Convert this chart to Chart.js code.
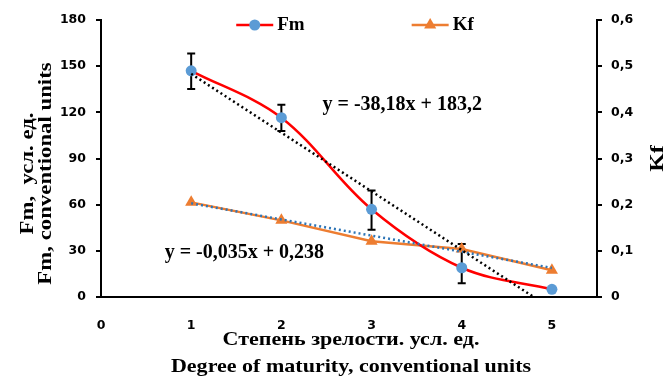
<!DOCTYPE html>
<html>
<head>
<meta charset="utf-8">
<script src="https://cdn.jsdelivr.net/npm/chart.js@4.4.1/dist/chart.umd.min.js"></script>
<style>
  html, body { margin: 0; padding: 0; background: #fff; }
  #wrap { width: 669px; height: 380px; }
</style>
</head>
<body>
<div id="wrap"><canvas id="myChart"></canvas></div>
<script>
const X_VALUES = [1, 2, 3, 4, 5];
const FM_VALUES = [147, 116.5, 57, 19, 5];
const FM_ERR_PLUS = [11.3, 8.5, 12.2, 15.5, 0];
const FM_ERR_MINUS = [11.9, 8.7, 13.3, 10, 0];
const KF_VALUES = [0.205, 0.166, 0.121, 0.104, 0.058];
// trend lines, read at x = 1 and x = 5
const TREND_X = [1, 5];
const FM_TREND = [145, -7.7];
const KF_TREND = [0.203, 0.063];
const FM_TREND_TEXT = "y = -38,18x + 183,2";
const KF_TREND_TEXT = "y = -0,035x + 0,238";
const X_TITLE = ["Степень зрелости. усл. ед.", "Degree of maturity, conventional units"];
const Y_TITLE = ["Fm,  усл. ед.", "Fm, conventional units"];
const Y1_TITLE = "Kf";

const SERIF = "'Liberation Serif', 'Times New Roman', serif";
const TICK_FONT = { family: "'DejaVu Sans', Verdana, sans-serif", size: 12.5, weight: "bold" };

const toPoints = (xs, ys) => xs.map((x, i) => ({ x: x, y: ys[i] }));

const errorBars = {
  id: "errorBars",
  beforeDatasetsDraw(chart) {
    const ctx = chart.ctx;
    const sx = chart.scales.x;
    const sy = chart.scales.y;
    ctx.save();
    ctx.strokeStyle = "#000";
    ctx.lineWidth = 2;
    X_VALUES.forEach((v, i) => {
      if (!FM_ERR_PLUS[i] && !FM_ERR_MINUS[i]) return;
      const px = sx.getPixelForValue(v);
      const top = sy.getPixelForValue(FM_VALUES[i] + FM_ERR_PLUS[i]);
      const bot = sy.getPixelForValue(FM_VALUES[i] - FM_ERR_MINUS[i]);
      ctx.beginPath();
      ctx.moveTo(px, top);
      ctx.lineTo(px, bot);
      ctx.moveTo(px - 4, top);
      ctx.lineTo(px + 4, top);
      ctx.moveTo(px - 4, bot);
      ctx.lineTo(px + 4, bot);
      ctx.stroke();
    });
    ctx.restore();
  },
};

// excel style legend: line with marker, then the name
const lineLegend = {
  id: "lineLegend",
  afterDraw(chart, args, opts) {
    const ctx = chart.ctx;
    const items = chart.data.datasets.filter((d) => !d.isTrend);
    const area = chart.chartArea;
    ctx.save();
    ctx.font = opts.font;
    ctx.textBaseline = "middle";
    const widths = items.map(
      (d) => opts.lineLength + opts.textGap + ctx.measureText(d.label).width
    );
    const total = widths.reduce((a, b) => a + b, 0) + opts.itemGap * (items.length - 1);
    let left = (area.left + area.right) / 2 + opts.shift - total / 2;
    const y = area.top + opts.offsetY;
    items.forEach((d, i) => {
      ctx.strokeStyle = d.borderColor;
      ctx.lineWidth = d.borderWidth;
      ctx.beginPath();
      ctx.moveTo(left, y);
      ctx.lineTo(left + opts.lineLength, y);
      ctx.stroke();
      ctx.fillStyle = d.pointBackgroundColor;
      Chart.helpers.drawPoint(
        ctx,
        { pointStyle: d.pointStyle, radius: d.pointRadius, rotation: 0, borderWidth: 0 },
        left + opts.lineLength / 2,
        y
      );
      ctx.fillStyle = "#000";
      ctx.fillText(d.label, left + opts.lineLength + opts.textGap, y);
      left += widths[i] + opts.itemGap;
    });
    ctx.restore();
  },
};

// trend equations and axis titles (titles are a bit wide, like in the source)
const chartTexts = {
  id: "chartTexts",
  afterDraw(chart, args, o) {
    const ctx = chart.ctx;
    const sx = chart.scales.x;
    const area = chart.chartArea;
    ctx.save();
    ctx.fillStyle = "#000";
    ctx.textAlign = "center";
    ctx.textBaseline = "middle";
    ctx.font = o.font;
    o.labels.forEach((l) => {
      const sy = chart.scales[l.axis];
      ctx.fillText(l.text, sx.getPixelForValue(l.x), sy.getPixelForValue(l.y));
    });

    const drawText = (text, x, y, angle, stretch) => {
      ctx.save();
      ctx.translate(x, y);
      ctx.rotate(angle);
      ctx.scale(stretch, 1);
      ctx.fillText(text, 0, 0);
      ctx.restore();
    };
    ctx.textBaseline = "alphabetic";
    ctx.font = o.titleFont;
    const cx = (area.left + area.right) / 2 + 2;
    X_TITLE.forEach((t, i) => drawText(t, cx, sx.top + o.xBaselines[i], 0, o.xStretch));
    const cy = (area.top + area.bottom) / 2;
    const y = chart.scales.y;
    Y_TITLE.forEach((t, i) =>
      drawText(t, y.left + o.yBaselines[i], cy + o.yShift, -Math.PI / 2, o.yStretch)
    );
    const y1 = chart.scales.y1;
    drawText(Y1_TITLE, y1.right - o.y1Inset, cy, -Math.PI / 2, o.y1Stretch);
    ctx.restore();
  },
};

const ctx = document.getElementById("myChart");
const myChart = new Chart(ctx, {
  type: "scatter",
  data: {
    datasets: [
      {
        label: "Fm trend",
        isTrend: true,
        data: toPoints(TREND_X, FM_TREND),
        showLine: true,
        borderColor: "#000",
        borderWidth: 2.5,
        borderDash: [2, 3],
        pointRadius: 0,
        yAxisID: "y",
        order: 0,
      },
      {
        label: "Kf trend",
        isTrend: true,
        data: toPoints(TREND_X, KF_TREND),
        showLine: true,
        borderColor: "#2E75B6",
        borderWidth: 2.5,
        borderDash: [2, 3],
        pointRadius: 0,
        yAxisID: "y1",
        order: 0,
      },
      {
        label: "Fm",
        data: toPoints(X_VALUES, FM_VALUES),
        showLine: true,
        tension: 0.35,
        borderColor: "#FF0000",
        borderWidth: 2.5,
        pointStyle: "circle",
        pointRadius: 5.5,
        pointBackgroundColor: "#5B9BD5",
        pointBorderWidth: 0,
        yAxisID: "y",
        order: 1,
      },
      {
        label: "Kf",
        data: toPoints(X_VALUES, KF_VALUES),
        showLine: true,
        borderColor: "#ED7D31",
        borderWidth: 2.5,
        pointStyle: "triangle",
        pointRadius: 7,
        pointBackgroundColor: "#ED7D31",
        pointBorderWidth: 0,
        yAxisID: "y1",
        order: 1,
      },
    ],
  },
  options: {
    responsive: true,
    maintainAspectRatio: false,
    animation: false,
    devicePixelRatio: 1,
    layout: { padding: { top: 20 } },
    plugins: {
      legend: { display: false },
      tooltip: { enabled: false },
      lineLegend: {
        font: "bold 19px " + SERIF,
        lineLength: 37,
        textGap: 4,
        itemGap: 107,
        shift: 6,
        offsetY: 5,
      },
      chartTexts: {
        font: "bold 20px " + SERIF,
        titleFont: "bold 19px " + SERIF,
        labels: [
          { text: FM_TREND_TEXT, x: 3.34, y: 125, axis: "y" },
          { text: KF_TREND_TEXT, x: 1.59, y: 29, axis: "y" },
        ],
        xBaselines: [48, 74.5],
        xStretch: 1.16,
        yBaselines: [33, 51],
        yShift: 15,
        yStretch: 1.2,
        y1Inset: 6,
        y1Stretch: 1.25,
      },
    },
    scales: {
      x: {
        type: "linear",
        min: 0,
        max: 5.5,
        afterFit: (s) => { s.height = 83; },
        grid: { display: false },
        border: { color: "#000", width: 2 },
        ticks: {
          stepSize: 1,
          includeBounds: false,
          padding: 13,
          color: "#000",
          font: TICK_FONT,
        },
      },
      y: {
        position: "left",
        min: 0,
        max: 180,
        afterFit: (s) => { s.width = 101; },
        grid: { drawOnChartArea: false, color: "#000", lineWidth: 2, tickLength: 5 },
        border: { color: "#000", width: 2 },
        ticks: { stepSize: 30, padding: 10, color: "#000", font: TICK_FONT },
      },
      y1: {
        position: "right",
        min: 0,
        max: 0.6,
        afterFit: (s) => { s.width = 72; },
        grid: { drawOnChartArea: false, color: "#000", lineWidth: 2, tickLength: 5 },
        border: { color: "#000", width: 2 },
        ticks: {
          stepSize: 0.1,
          padding: 9,
          color: "#000",
          font: TICK_FONT,
          callback: (v) => (v === 0 ? "0" : v.toFixed(1).replace(".", ",")),
        },
      },
    },
  },
  plugins: [errorBars, lineLegend, chartTexts],
});
</script>
</body>
</html>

**Exercise objective:** Repeat, exactly and in full, each line from the start of the data to the line that contains "const toPoints = (xs, ys)". Pictures do not go in.

**Complete response:**
Convert this chart to Chart.js code.
<!DOCTYPE html>
<html>
<head>
<meta charset="utf-8">
<script src="https://cdn.jsdelivr.net/npm/chart.js@4.4.1/dist/chart.umd.min.js"></script>
<style>
  html, body { margin: 0; padding: 0; background: #fff; }
  #wrap { width: 669px; height: 380px; }
</style>
</head>
<body>
<div id="wrap"><canvas id="myChart"></canvas></div>
<script>
const X_VALUES = [1, 2, 3, 4, 5];
const FM_VALUES = [147, 116.5, 57, 19, 5];
const FM_ERR_PLUS = [11.3, 8.5, 12.2, 15.5, 0];
const FM_ERR_MINUS = [11.9, 8.7, 13.3, 10, 0];
const KF_VALUES = [0.205, 0.166, 0.121, 0.104, 0.058];
// trend lines, read at x = 1 and x = 5
const TREND_X = [1, 5];
const FM_TREND = [145, -7.7];
const KF_TREND = [0.203, 0.063];
const FM_TREND_TEXT = "y = -38,18x + 183,2";
const KF_TREND_TEXT = "y = -0,035x + 0,238";
const X_TITLE = ["Степень зрелости. усл. ед.", "Degree of maturity, conventional units"];
const Y_TITLE = ["Fm,  усл. ед.", "Fm, conventional units"];
const Y1_TITLE = "Kf";

const SERIF = "'Liberation Serif', 'Times New Roman', serif";
const TICK_FONT = { family: "'DejaVu Sans', Verdana, sans-serif", size: 12.5, weight: "bold" };

const toPoints = (xs, ys) => xs.map((x, i) => ({ x: x, y: ys[i] }));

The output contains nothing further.